I think I expected my life to be a flat land.  When I thought about peace and contentment, I saw it as ease and certainty.  The old “God loves you and has a wonderful plan for your life” is true, as far as it goes.  It’s also true that giants have your stuff and are not willing to give it up without a hot and bloody fight.  Once you have succeeded in driving out the enemy, you will find your inheritance consists of a lot of hills and valleys – ups and downs.  Some of our land around here is like that.  My brother bought a little 80-acre farm.  Dad looked it over and said, “Well, the good thing is you can farm three sides of it, and if you could iron it out, you’d probably have around 240 acres.”
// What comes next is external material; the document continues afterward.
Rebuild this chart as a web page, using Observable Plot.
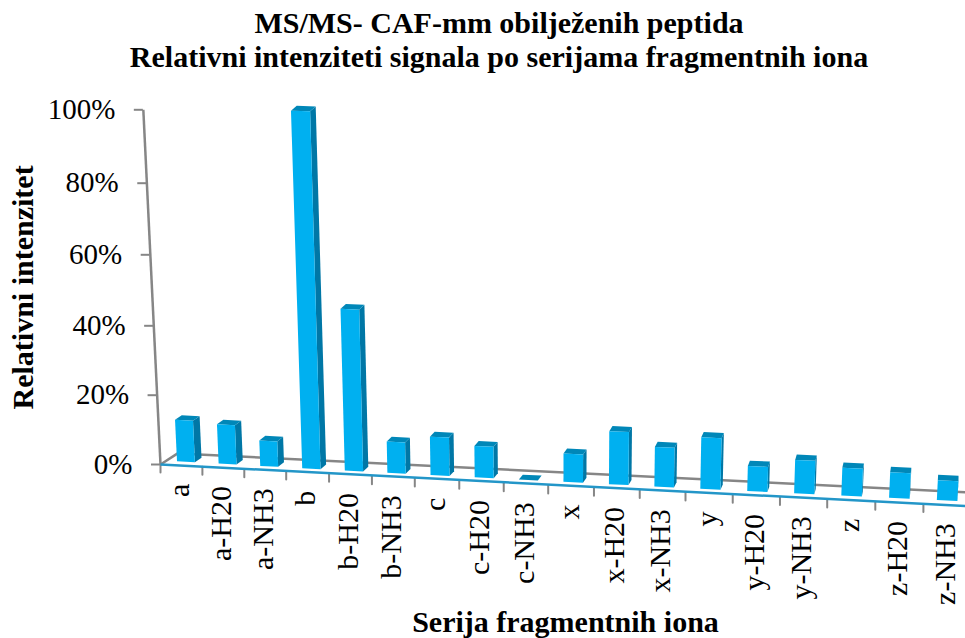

The undulating nature of life can make it seem as if we are making no progress.  Sometimes we are up on the top, walking in the light.  Other times we are down in the hollows, shadowed and unable to see what lies ahead.  Nevertheless, God has promised to be with us, to keep watch over our lives regardless of our elevation.  The Lord’s eyes are on us as well whether we are barren and cold as winter, plowing and planting in faith as spring, enjoying growth and beauty as summer, or harvesting and rejoicing as fall.    

The temptation for me is to take care of it.  I am a problem-solver and a fixer.  If I have a catch-phrase – a printable one – it’s probably, “I’ll take care of that.”  I seem to say that all the time.  There are a lot of things I can take care of, and the same is true for all of us.  When it’s time to plow, I ought to plow.  I have a part to do.  But you can plow too much.  One of my favorite Bob Wills’ songs is “Cottonpatch Blues”.  You plow those old long, straight rows, busting the middles until the cotton gets a little height.  After that, you have to get the hoe down and chop the cotton – “Don’t go down there without your file,” Bob adds.  Finally, when the picking time comes in the fall, all you need is your cotton sack to drag and fill.   You can do all you can, but if the Lord doesn’t send the rain, there isn’t going to be any harvest. 


And he said, “The kingdom of God is as if a man should scatter seed on the ground.  He sleeps and rises night and day, and the seed sprouts and grows; he knows not how.  The earth produces by itself, first the blade, then the ear, then the full grain in the ear.  But when the grain is ripe, at once he puts in the sickle, because the harvest has come.” (Mark 4:26-29)   


When it comes right down to it, there is no use lying awake at night worrying about it.  The process is and will always be something of a mystery to us.  The land of promise is the land of faith.